Material provided -
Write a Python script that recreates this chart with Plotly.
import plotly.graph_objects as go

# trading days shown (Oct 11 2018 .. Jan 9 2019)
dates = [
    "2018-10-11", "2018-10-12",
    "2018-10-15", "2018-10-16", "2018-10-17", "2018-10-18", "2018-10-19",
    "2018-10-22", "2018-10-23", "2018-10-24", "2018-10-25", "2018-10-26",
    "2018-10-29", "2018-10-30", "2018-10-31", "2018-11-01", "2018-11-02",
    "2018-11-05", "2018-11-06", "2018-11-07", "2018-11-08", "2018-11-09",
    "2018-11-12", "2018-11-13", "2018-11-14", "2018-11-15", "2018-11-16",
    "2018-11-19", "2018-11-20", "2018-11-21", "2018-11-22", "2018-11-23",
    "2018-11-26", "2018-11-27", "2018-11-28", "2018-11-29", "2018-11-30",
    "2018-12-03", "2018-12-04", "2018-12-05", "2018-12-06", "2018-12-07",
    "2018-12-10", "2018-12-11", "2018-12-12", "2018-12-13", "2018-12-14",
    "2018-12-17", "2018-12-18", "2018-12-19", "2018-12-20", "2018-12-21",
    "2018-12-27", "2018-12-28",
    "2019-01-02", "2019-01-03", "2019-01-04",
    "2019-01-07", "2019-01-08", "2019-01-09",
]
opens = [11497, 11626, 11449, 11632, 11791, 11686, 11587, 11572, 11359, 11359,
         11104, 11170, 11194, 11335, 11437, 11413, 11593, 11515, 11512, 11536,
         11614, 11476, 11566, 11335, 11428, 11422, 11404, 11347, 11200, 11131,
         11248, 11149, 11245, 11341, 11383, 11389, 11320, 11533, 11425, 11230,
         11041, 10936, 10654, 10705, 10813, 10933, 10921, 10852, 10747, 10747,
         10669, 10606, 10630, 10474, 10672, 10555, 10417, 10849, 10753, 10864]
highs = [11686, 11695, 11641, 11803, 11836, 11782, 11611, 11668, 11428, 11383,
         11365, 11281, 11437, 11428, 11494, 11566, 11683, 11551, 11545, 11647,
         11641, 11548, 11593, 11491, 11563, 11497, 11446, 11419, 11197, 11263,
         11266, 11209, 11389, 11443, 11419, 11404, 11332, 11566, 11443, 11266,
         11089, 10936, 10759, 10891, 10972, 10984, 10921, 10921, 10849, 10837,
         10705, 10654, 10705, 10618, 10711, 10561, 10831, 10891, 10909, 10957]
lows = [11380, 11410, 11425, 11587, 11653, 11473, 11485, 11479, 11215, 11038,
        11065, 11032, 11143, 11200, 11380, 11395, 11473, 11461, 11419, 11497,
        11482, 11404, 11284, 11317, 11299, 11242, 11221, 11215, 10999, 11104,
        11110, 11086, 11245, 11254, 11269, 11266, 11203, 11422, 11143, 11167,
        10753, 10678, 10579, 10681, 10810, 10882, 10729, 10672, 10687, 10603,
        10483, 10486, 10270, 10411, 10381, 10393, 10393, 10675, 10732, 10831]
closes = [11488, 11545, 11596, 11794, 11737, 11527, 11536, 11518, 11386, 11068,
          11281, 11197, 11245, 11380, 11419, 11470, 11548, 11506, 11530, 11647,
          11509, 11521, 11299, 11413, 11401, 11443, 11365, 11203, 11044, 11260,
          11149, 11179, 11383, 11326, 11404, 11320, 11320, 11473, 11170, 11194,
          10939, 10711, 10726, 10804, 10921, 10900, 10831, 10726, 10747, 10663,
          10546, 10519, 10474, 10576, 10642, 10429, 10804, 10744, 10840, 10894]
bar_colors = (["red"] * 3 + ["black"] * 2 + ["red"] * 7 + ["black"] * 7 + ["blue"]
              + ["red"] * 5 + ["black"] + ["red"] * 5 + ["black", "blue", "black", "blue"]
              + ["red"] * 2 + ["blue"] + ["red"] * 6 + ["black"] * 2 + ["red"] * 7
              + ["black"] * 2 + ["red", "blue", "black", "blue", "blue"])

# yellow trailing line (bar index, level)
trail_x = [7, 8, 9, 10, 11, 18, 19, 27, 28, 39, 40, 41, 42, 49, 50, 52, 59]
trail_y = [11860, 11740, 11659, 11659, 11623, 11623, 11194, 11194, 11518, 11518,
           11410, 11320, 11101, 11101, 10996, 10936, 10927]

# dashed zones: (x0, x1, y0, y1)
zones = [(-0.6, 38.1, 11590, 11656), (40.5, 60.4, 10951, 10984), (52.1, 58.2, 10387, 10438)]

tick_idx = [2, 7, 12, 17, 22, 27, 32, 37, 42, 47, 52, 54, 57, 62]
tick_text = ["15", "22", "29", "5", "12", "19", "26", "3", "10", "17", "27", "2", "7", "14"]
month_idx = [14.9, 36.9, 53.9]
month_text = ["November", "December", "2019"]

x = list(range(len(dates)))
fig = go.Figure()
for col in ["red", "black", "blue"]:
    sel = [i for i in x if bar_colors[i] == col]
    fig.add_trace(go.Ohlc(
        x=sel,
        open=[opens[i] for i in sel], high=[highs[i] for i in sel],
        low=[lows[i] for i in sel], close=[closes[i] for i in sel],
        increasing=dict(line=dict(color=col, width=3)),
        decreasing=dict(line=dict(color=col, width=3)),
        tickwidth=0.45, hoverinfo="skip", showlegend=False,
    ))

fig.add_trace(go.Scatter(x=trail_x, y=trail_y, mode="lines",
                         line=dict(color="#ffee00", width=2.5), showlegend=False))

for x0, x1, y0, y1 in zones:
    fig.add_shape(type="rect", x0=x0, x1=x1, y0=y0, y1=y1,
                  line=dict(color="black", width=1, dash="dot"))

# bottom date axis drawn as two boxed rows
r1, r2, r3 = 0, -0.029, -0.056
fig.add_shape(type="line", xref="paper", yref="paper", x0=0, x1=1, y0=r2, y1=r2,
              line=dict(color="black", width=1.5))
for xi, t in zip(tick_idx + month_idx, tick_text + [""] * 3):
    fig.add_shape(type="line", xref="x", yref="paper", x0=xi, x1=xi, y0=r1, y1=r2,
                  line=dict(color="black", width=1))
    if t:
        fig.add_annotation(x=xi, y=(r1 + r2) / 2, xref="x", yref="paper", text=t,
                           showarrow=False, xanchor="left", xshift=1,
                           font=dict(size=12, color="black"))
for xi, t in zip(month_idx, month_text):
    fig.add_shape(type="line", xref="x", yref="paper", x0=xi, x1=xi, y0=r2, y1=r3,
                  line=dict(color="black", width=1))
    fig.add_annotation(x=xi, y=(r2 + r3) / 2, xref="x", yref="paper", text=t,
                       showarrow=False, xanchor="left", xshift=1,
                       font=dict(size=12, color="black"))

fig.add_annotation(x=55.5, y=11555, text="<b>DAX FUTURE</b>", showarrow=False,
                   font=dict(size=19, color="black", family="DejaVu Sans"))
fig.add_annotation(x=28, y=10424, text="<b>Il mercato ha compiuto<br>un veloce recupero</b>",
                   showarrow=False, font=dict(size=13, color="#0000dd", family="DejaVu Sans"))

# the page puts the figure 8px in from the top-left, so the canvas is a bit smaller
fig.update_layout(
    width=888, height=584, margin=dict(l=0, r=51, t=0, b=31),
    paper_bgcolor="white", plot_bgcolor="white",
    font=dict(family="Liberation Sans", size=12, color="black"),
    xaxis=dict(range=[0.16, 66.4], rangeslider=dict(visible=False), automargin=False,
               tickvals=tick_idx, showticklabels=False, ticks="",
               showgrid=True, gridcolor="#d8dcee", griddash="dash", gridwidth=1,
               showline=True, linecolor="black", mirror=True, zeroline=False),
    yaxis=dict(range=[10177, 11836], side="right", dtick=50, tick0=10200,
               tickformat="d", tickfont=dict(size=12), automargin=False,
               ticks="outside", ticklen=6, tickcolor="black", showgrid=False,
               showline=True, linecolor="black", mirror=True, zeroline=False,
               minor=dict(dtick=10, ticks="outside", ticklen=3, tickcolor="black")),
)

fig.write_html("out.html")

What is asked -
Repeat the material word for word from its opening line up to and including the line containing "import plotly.graph_objects as go".

Answer to this problem -
Write a Python script that recreates this chart with Plotly.
import plotly.graph_objects as go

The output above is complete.